Friedrichs went to the Supreme Court last year, which deadlocked 4-4 due to the vacancy left by the death of Antonin G. Scalia.

“With a 4-4 court it was sent back, but I think it’s fair to anticipate that with [Neil] Gorsuch appointed to the court — and he will be appointed — that’s going to come up again,” Franczek said in March. “The prospects of that being decided against the unions is pretty high.”

Franczek said removing fair-share dues would irreparably damage the unions’ ability to operate.

“From a union’s point of view, that’s the life blood of the union because the employer takes [the dues] right out of the employee’s paycheck and sends them to the union,” Franczek said.

New interpretations

While new law from the Supreme Court would change everything, how federal agencies react to and apply existing law can have just as large an effect.

Joe Gagliardo, managing partner of Laner Muchin and chair of its litigation department, is waiting in particular to see how a Trump-led Equal Employment Opportunity Commission and National Labor Relations Board will interpret the rules they’re tasked with enforcing.

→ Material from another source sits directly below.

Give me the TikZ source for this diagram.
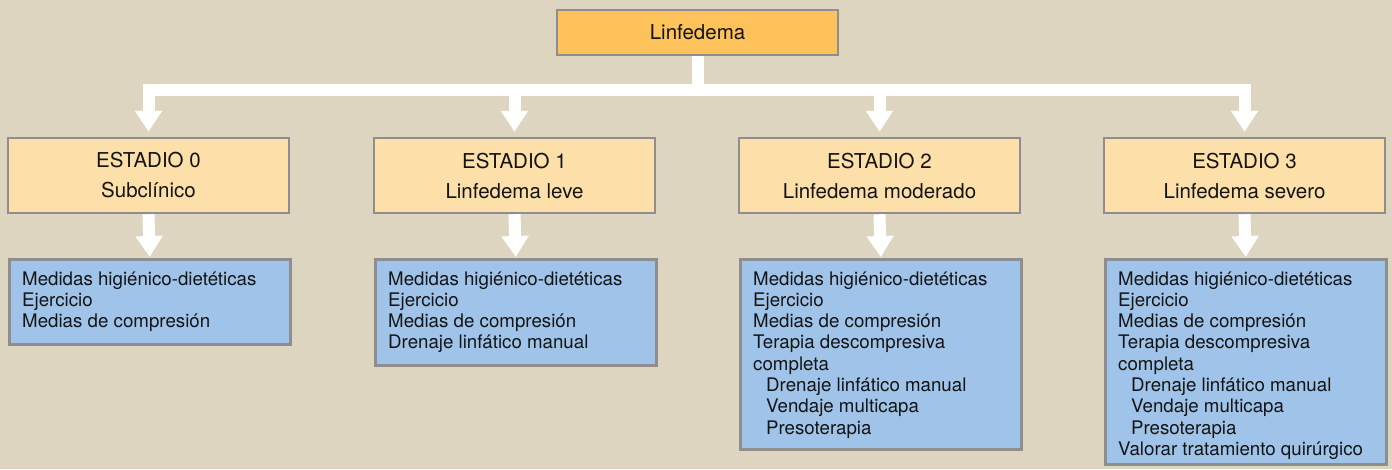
\documentclass[tikz,border=0pt]{standalone}
\usepackage{fontspec}
\setmainfont{TeX Gyre Heros}
\usetikzlibrary{arrows.meta,calc}
\definecolor{bg}{RGB}{221,213,192}
\definecolor{topfill}{RGB}{253,195,90}
\definecolor{stagefill}{RGB}{253,223,169}
\definecolor{bluefill}{RGB}{160,196,233}
\definecolor{edge}{RGB}{142,142,142}
\definecolor{ink}{RGB}{20,20,20}
\newcommand{\toplines}[1]{\parbox[t]{262pt}{\raggedright #1}}
\newcommand{\ind}{\hspace*{13pt}}
\begin{document}
\begin{tikzpicture}[x=1pt,y=-1pt,
  box/.style={draw=edge, line width=2.5pt, rectangle, inner sep=0pt, minimum width=281pt},
  topbox/.style={box, fill=topfill, minimum height=45pt, font=\fontsize{20.5}{24}\selectfont, text=ink},
  stagebox/.style={box, fill=stagefill, minimum height=75pt, align=center, font=\fontsize{20.5}{30}\selectfont, text=ink},
  bluebox/.style={box, fill=bluefill, anchor=north west},
  bluetext/.style={anchor=base west, inner sep=0pt, font=\fontsize{18.7}{21.3}\selectfont, text=ink},
  conn/.style={white, line width=12pt, -{Triangle[width=26pt,length=21pt]}}
]
\fill[bg] (0,0) rectangle (1392,469);
\useasboundingbox (0,0) rectangle (1392,469);

\node[topbox] (top) at (697.5,32.5) {Linfedema};

\node[stagebox] (s0) at (148.5,175.5) {ESTADIO 0\\Subclínico};
\node[stagebox] (s1) at (514.5,175.5) {ESTADIO 1\\Linfedema leve};
\node[stagebox] (s2) at (879.5,175.5) {ESTADIO 2\\Linfedema moderado};
\node[stagebox] (s3) at (1244.5,175.5) {ESTADIO 3\\Linfedema severo};

\node[bluebox, minimum height=85pt] (b0) at (8,258) {};
\node[bluebox, minimum height=106pt] (b1) at (374,258) {};
\node[bluebox, minimum height=190pt] (b2) at (739,258) {};
\node[bluebox, minimum height=205pt] (b3) at (1104,258) {};

\node[bluetext] (t0) at ($(b0.north west)+(14,27)$) {\toplines{Medidas higiénico-dietéticas\\Ejercicio\\Medias de compresión}};
\node[bluetext] (t1) at ($(b1.north west)+(14,27)$) {\toplines{Medidas higiénico-dietéticas\\Ejercicio\\Medias de compresión\\Drenaje linfático manual}};
\node[bluetext] (t2) at ($(b2.north west)+(14,27)$) {\toplines{Medidas higiénico-dietéticas\\Ejercicio\\Medias de compresión\\Terapia descompresiva\\completa\\\ind Drenaje linfático manual\\\ind Vendaje multicapa\\\ind Presoterapia}};
\node[bluetext] (t3) at ($(b3.north west)+(14,27)$) {\toplines{Medidas higiénico-dietéticas\\Ejercicio\\Medias de compresión\\Terapia descompresiva\\completa\\\ind Drenaje linfático manual\\\ind Vendaje multicapa\\\ind Presoterapia\\Valorar tratamiento quirúrgico}};

\foreach \s in {s0,s1,s2,s3}
  \draw[conn] (top.south) -- ++(0,34) -| ($(\s.north)+(0,-5)$);
\draw[conn] (s0.south) -- ($(b0.north)+(0,-1)$);
\draw[conn] (s1.south) -- ($(b1.north)+(0,-1)$);
\draw[conn] (s2.south) -- ($(b2.north)+(0,-1)$);
\draw[conn] (s3.south) -- ($(b3.north)+(0,-1)$);
\end{tikzpicture}
\end{document}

The five-member NLRB is down to two Democrats and a Republican. The two appointments that fall to Trump will likely give the group that enforces American labor law on collective bargaining and unfair labor practices a GOP majority.

“As we know over the last handful of years, the National Labor Relation Act has been interpreted in ways that have changed the law in significant ways,” Gagliardo said. “The unknown is what will be the impact of the new administration on the way the act has been interpreted. And naturally, that will also turn on appointments to the National Labor Relations Board.”

Another agency yet to show its new colors is the EEOC.

The group that enforces employment discrimination law is guided by its Strategic Enforcement Plan, a set of priorities set in 2013 and renewed with modifications last year.

Although the current plan runs through 2021, Gagliardo has yet to see how some of the written priorities — including protections for transgender people, immigrant laborers and Muslims — will be applied in practice. He doesn’t predict a repeal, but possibly a behind-the-scenes reshuffling of the precedence each “priority” takes.

“I don’t think the EEOC is going to back off from [the SEP].” Gagliardo said. “I think the question’s going to be are their priorities in terms of what would they normally would be pursuing would be the same and are they going to be as aggressive, as they have been in the past, in filing these systemic claims where they feel there’s a pattern or practice of activity that affects a large groups of people.”

Years of reversals

Joe Tilson, the chair of Cozen O’Connor’s labor and employment department, is also watching the NLRB.

“I’m confident that many of the decisions of the Obama NLRB will be overturned,” Tilson said.

Although the board’s lone Republican Philip Miscimarra was an Obama appointee, Trump appointed him acting chair in January, a position Tilson predicts will become permanent. That means a former voice in the wilderness is now running the show.

“In most of the decisions he was a dissenter,” Tilson said of Miscimarra. “Now that he will become the chair of the NLRB, I believe that he will have a real leadership role. And he really is a thought leader in the field of labor and employment law and a true legal scholar.”

Tilson predicts the reversals of several Obama-era decisions, including the 2015 Browning-Ferris decision, which set how franchisees and staffing agencies determine joint-employment status, and several decisions relating to whether employers can forbid disrespectful comments on social media.

Before that can happen, a new case has to arise and make its way up to the NLRB in D.C.

“I think what people fail to realize though is that this will not be in a matter of weeks or months, it may take years,” Tilson said.

And then there’s the Department of Labor, which could have an immediate effect on the legal landscape if it chooses to drop an appeal the department under Obama was working toward.

“The Department of Labor in the Obama administration pushed hard to raise the salary threshold dramatically for employees to be exempt [from overtime]. The new rules were enjoined by a federal court and I strongly suspect that the new administration will abandon the previous DOL’s efforts to increase the salary threshold,” Tilson said. “They’ll probably increase it somewhat, but they will not double it, as did the prior administration.”